>> Begin

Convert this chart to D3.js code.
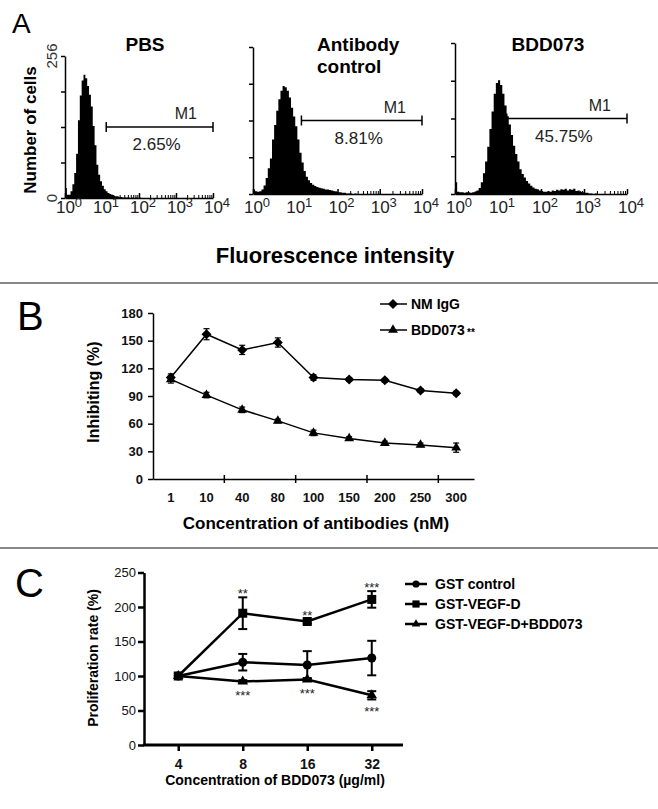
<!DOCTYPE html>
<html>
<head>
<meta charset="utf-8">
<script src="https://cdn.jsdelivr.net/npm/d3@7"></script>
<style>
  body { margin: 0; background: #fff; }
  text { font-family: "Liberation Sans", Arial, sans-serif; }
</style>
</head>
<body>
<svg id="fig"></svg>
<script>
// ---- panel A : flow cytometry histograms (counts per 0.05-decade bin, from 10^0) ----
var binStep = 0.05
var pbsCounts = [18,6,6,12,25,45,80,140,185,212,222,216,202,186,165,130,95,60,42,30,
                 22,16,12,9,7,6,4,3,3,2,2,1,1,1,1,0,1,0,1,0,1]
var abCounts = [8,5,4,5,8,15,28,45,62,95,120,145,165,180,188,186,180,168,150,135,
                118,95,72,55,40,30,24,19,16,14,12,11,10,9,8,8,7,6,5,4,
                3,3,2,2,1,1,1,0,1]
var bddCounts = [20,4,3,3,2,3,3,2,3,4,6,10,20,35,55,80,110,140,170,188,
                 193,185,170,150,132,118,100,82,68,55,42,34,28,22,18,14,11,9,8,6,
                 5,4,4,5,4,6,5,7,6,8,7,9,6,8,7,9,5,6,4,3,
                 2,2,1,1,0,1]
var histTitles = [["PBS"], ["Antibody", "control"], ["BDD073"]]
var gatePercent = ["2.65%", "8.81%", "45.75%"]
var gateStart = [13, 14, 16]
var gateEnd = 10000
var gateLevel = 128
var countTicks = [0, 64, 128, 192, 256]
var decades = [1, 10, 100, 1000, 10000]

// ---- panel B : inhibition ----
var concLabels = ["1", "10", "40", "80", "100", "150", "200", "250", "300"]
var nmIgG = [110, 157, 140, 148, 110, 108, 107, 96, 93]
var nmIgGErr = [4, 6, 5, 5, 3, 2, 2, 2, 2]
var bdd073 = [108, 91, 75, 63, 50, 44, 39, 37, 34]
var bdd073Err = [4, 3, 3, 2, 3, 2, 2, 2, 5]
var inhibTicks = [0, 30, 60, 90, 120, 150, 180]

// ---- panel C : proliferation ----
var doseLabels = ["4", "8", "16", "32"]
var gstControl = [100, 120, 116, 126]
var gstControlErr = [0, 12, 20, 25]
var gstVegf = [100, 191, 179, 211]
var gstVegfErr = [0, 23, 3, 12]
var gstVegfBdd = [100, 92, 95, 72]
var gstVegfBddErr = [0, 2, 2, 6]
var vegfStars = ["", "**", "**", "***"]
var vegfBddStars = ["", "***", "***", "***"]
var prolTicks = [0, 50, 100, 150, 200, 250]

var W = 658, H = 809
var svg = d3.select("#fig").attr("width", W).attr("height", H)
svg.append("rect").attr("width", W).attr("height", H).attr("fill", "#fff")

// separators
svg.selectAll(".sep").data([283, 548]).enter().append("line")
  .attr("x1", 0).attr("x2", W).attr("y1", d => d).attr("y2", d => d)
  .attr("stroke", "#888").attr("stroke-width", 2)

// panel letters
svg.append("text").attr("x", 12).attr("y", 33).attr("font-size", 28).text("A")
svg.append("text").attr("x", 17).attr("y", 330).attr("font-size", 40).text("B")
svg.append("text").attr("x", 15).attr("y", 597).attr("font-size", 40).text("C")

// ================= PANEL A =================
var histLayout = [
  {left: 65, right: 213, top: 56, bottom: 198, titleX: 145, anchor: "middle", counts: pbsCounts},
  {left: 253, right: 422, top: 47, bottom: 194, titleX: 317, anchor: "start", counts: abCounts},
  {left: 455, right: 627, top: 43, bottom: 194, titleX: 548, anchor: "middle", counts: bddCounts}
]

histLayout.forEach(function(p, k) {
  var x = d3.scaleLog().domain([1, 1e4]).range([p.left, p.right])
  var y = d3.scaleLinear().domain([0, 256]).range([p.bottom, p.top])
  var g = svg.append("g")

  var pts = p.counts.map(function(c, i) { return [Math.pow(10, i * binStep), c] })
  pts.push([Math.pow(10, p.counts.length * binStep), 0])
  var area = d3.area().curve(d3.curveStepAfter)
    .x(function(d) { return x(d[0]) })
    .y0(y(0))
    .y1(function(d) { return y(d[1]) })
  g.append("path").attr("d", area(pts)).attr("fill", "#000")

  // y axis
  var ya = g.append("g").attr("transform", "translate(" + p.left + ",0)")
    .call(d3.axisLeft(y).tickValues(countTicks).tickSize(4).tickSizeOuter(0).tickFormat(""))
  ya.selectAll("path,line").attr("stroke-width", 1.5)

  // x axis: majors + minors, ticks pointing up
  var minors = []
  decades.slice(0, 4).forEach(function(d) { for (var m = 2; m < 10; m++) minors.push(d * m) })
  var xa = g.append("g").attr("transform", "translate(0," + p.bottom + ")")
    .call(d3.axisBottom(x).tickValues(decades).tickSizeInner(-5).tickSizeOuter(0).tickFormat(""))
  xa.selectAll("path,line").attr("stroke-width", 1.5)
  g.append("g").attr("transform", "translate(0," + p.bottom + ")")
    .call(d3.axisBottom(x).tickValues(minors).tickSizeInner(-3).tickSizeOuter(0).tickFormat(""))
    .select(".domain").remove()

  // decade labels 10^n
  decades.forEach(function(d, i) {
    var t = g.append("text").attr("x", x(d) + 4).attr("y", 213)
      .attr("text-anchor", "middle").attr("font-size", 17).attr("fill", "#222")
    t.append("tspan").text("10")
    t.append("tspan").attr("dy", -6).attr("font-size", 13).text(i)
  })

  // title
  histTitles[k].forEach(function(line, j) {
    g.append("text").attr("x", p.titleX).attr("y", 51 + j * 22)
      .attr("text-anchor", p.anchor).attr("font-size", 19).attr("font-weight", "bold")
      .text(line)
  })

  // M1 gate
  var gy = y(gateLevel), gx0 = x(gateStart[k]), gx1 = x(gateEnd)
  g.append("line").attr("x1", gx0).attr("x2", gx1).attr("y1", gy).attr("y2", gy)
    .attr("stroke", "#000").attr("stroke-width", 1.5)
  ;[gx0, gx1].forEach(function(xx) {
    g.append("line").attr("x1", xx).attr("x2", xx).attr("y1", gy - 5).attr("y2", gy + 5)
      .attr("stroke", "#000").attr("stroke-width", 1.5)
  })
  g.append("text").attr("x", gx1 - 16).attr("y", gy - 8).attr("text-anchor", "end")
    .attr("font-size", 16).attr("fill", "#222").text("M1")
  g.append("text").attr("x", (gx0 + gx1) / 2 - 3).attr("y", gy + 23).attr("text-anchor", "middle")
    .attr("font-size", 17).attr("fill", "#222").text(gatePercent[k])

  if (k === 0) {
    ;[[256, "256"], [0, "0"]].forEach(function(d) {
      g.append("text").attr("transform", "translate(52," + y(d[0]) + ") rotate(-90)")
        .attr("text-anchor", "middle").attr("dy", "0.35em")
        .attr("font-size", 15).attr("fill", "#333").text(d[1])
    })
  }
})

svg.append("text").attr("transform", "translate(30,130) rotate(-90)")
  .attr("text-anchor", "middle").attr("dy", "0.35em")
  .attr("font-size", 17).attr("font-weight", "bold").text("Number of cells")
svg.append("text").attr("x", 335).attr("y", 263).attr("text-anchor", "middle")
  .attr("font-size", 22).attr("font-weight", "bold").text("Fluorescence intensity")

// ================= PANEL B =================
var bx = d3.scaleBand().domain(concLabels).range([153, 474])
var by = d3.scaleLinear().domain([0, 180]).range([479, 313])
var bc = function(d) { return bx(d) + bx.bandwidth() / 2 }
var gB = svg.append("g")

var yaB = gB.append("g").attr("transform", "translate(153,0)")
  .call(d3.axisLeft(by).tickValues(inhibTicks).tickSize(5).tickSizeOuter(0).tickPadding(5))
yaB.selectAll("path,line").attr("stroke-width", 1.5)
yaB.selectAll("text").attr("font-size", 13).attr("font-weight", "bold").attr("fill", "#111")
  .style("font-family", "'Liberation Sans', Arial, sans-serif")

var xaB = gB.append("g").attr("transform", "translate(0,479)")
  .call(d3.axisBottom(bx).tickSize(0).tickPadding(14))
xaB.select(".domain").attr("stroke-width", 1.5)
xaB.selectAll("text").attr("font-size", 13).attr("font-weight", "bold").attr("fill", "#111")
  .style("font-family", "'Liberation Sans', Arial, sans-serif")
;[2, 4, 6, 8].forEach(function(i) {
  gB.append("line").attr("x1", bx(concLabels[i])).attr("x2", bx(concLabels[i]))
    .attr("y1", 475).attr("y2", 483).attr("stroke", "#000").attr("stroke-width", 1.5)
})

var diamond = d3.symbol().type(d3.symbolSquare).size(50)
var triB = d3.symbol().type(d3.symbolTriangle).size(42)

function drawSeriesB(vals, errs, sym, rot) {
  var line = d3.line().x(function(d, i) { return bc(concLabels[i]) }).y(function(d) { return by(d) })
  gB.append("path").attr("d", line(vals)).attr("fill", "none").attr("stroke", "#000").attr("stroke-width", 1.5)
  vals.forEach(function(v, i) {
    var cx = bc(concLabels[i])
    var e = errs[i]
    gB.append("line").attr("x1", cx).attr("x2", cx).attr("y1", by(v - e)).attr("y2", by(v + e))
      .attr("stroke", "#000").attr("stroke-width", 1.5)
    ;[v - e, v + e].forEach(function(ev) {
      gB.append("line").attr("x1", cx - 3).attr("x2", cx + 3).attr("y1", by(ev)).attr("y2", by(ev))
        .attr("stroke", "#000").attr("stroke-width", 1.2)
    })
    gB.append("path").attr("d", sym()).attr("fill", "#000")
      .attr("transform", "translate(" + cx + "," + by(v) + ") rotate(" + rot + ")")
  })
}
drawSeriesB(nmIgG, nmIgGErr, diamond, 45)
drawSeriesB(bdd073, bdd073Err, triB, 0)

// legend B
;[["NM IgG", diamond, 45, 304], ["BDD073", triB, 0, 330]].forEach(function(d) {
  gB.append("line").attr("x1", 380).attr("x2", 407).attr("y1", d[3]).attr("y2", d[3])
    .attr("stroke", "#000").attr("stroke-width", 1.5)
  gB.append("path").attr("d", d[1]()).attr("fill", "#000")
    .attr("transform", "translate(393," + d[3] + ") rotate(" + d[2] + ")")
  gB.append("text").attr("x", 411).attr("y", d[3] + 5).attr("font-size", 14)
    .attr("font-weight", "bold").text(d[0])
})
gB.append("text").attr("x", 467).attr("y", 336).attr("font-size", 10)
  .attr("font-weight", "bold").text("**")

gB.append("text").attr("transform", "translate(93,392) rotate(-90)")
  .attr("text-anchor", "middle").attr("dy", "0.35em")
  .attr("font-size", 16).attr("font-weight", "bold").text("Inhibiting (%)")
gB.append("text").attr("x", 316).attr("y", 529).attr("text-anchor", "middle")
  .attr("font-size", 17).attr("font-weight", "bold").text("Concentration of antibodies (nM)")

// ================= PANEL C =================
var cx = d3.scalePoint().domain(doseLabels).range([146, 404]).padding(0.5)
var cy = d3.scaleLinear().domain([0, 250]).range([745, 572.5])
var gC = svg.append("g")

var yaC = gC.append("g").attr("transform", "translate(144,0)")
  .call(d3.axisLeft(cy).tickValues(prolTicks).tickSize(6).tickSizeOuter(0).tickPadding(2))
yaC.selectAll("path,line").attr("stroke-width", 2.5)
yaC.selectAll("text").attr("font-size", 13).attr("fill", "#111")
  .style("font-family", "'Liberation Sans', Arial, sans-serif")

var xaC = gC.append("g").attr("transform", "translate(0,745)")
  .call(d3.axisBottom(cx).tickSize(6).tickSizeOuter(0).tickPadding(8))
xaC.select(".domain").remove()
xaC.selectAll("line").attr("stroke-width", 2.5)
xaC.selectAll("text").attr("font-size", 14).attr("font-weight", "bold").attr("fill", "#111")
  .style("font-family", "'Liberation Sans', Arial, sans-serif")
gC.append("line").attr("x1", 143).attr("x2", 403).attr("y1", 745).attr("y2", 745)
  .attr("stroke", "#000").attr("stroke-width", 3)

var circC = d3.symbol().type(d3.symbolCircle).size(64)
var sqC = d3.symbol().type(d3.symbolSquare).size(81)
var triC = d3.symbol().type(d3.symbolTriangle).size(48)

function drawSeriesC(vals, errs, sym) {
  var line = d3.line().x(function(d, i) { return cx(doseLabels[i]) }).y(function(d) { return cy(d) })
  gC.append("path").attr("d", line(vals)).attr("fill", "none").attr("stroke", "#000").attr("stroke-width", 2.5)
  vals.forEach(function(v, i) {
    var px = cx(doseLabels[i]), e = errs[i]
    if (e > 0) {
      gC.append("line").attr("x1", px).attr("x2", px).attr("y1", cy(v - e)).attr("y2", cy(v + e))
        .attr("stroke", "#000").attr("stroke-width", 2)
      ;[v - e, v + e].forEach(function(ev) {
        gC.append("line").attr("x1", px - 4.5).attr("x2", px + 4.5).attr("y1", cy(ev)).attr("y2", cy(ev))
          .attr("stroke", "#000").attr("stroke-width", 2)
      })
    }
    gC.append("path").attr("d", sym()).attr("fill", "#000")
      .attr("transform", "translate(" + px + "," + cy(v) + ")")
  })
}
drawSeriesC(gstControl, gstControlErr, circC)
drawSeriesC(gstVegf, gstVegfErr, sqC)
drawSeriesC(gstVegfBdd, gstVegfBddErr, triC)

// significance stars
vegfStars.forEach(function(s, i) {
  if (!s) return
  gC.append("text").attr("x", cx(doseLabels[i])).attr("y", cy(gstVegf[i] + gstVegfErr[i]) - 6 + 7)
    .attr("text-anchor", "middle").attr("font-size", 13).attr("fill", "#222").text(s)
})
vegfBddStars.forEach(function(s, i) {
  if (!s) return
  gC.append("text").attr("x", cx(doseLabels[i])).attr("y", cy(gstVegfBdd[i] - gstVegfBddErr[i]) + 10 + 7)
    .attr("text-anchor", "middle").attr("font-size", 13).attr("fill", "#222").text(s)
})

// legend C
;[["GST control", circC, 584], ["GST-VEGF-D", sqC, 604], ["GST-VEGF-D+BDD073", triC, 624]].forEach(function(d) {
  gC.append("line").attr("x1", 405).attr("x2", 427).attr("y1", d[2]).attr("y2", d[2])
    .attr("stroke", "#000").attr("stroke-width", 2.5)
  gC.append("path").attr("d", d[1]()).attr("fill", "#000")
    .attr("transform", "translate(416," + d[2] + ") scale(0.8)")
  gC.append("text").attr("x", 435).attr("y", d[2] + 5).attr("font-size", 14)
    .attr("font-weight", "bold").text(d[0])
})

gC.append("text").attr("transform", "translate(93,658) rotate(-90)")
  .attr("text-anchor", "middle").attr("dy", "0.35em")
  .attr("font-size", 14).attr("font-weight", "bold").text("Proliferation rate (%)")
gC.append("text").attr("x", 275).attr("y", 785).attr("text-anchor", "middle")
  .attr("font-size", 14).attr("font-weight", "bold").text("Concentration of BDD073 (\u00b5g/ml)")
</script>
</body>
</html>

>> End

*Do this*
Only the lines from the start of the material through the line containing "var decades = [1, 10, 100, 1000, 10000]" should be transcribed. Pictures stay out.

*The output*
Convert this chart to D3.js code.
<!DOCTYPE html>
<html>
<head>
<meta charset="utf-8">
<script src="https://cdn.jsdelivr.net/npm/d3@7"></script>
<style>
  body { margin: 0; background: #fff; }
  text { font-family: "Liberation Sans", Arial, sans-serif; }
</style>
</head>
<body>
<svg id="fig"></svg>
<script>
// ---- panel A : flow cytometry histograms (counts per 0.05-decade bin, from 10^0) ----
var binStep = 0.05
var pbsCounts = [18,6,6,12,25,45,80,140,185,212,222,216,202,186,165,130,95,60,42,30,
                 22,16,12,9,7,6,4,3,3,2,2,1,1,1,1,0,1,0,1,0,1]
var abCounts = [8,5,4,5,8,15,28,45,62,95,120,145,165,180,188,186,180,168,150,135,
                118,95,72,55,40,30,24,19,16,14,12,11,10,9,8,8,7,6,5,4,
                3,3,2,2,1,1,1,0,1]
var bddCounts = [20,4,3,3,2,3,3,2,3,4,6,10,20,35,55,80,110,140,170,188,
                 193,185,170,150,132,118,100,82,68,55,42,34,28,22,18,14,11,9,8,6,
                 5,4,4,5,4,6,5,7,6,8,7,9,6,8,7,9,5,6,4,3,
                 2,2,1,1,0,1]
var histTitles = [["PBS"], ["Antibody", "control"], ["BDD073"]]
var gatePercent = ["2.65%", "8.81%", "45.75%"]
var gateStart = [13, 14, 16]
var gateEnd = 10000
var gateLevel = 128
var countTicks = [0, 64, 128, 192, 256]
var decades = [1, 10, 100, 1000, 10000]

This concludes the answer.